El trabajo en continua evolución llevado a cabo por el holandés Marnix de Nijs siempre ha girado en torno al impacto de las nuevas tecnologías en nuestra sociedad, como captura e integra la información en nuestro imaginario colectivo, dando la sensación de situarse siempre por detrás del suceso, por detrás de lo que es la realidad en sí y como este hecho nos permite replantearnos continuamente cada suceso y nuevo hecho que acontece. Es una investigación que se concentra en la crítica de la percepción humana de lo tecnológico, como producto de los cambios culturales a los que nos vemos sometidos.

Sus temas de interés se construyen alrededor de varios temas centrales como son la maquina, el cuerpo humano, la percepción o la identidad. Toda su obra se concentra en instalaciones audiovisuales, con un alto contenido participativo del espectador. Aunque esa participación se entienda más como un ente que está en cierto modo sublevado por la máquina, sin capacidad de elección, y del mismo modo, toda la información trasmitida por estos, siempre nos cuestionan el papel de que tiene la tecnología en nuestra sociedad, como una fuente de legitimación de contenido que muchas veces no persigue la veracidad, sino que construye una nueva realidad artificial que verdaderamente se superpone a la vida real.

Una de sus obras tempranas como es Run Motherfucker Run (2001-2004) nos somete a una pieza que, para empezar, irónicamente, para ser un producto de nueva tecnología, te exige verdaderamente estar en forma física. La pieza se compone de un enorme proyector y una cinta ergométrica. Con una estética digna de una película de terror, parece que salimos desbocados detrás de un peligro inminente que desconocemos en distintos escenarios asolados reconstruidos en tres dimensiones.

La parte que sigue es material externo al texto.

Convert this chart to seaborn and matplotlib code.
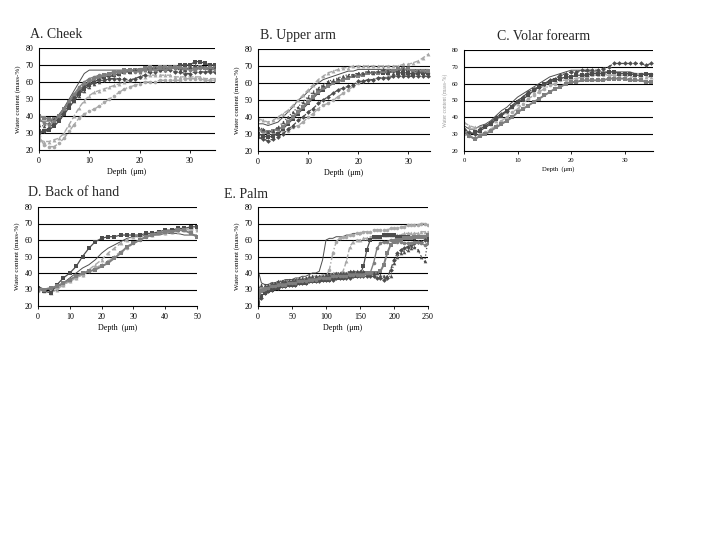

La anterior obra conecta con otra Exploded Views (2008), en ella, hasta tres participantes pueden andar por cintas ergométricas, mientras visitamos la ciudad de Florencia. La cinta de en medio funciona como tutor de las otras cintas laterales, que reaccionan a todos los movimientos de la central. La ciudad parece haber sido reconstruida por medio de una visión fantasmal y etérea, que da una impresión de extremada tranquilidad y armonía, en una ciudad que curiosamente no destaca por ello. Añadiendo además la sensación tensa de sentirnos obligados a andar sin parar por la cinta, que construye una especie de paralelismo con el ansia de consumismo visual turístico que acostumbra a tener una gran ciudad como es Florencia.

Por último, 15 Minutes of Biometric Fame (2011), es una instalación montada sobre una pista circular, donde va circulando una grúa montada con una cámara semejante a las que usan en televisión. En ella somos escaneados y comparados con un bando de datos de más de 750.000 celebrities subdivididos en etiquetas según su profesión. Además el espectador que participa en la obra queda automáticamente etiquetado y archivado en un bando de datos de internet, proyectado por un momento a la fama. Su mayor intención es la de destruir y aclarar los motivos por los cuales aparecen los famosos y hacer florecer su humanidad.

15 Minutes of Biometric Fame (2011)

Ya veis, es un artista con un largo recorrido, que sigue evolucionando según los avances tecnológicos, reinterpretando constantemente sus obras según las posibilidades que nos van dando las nuevas tecnologías.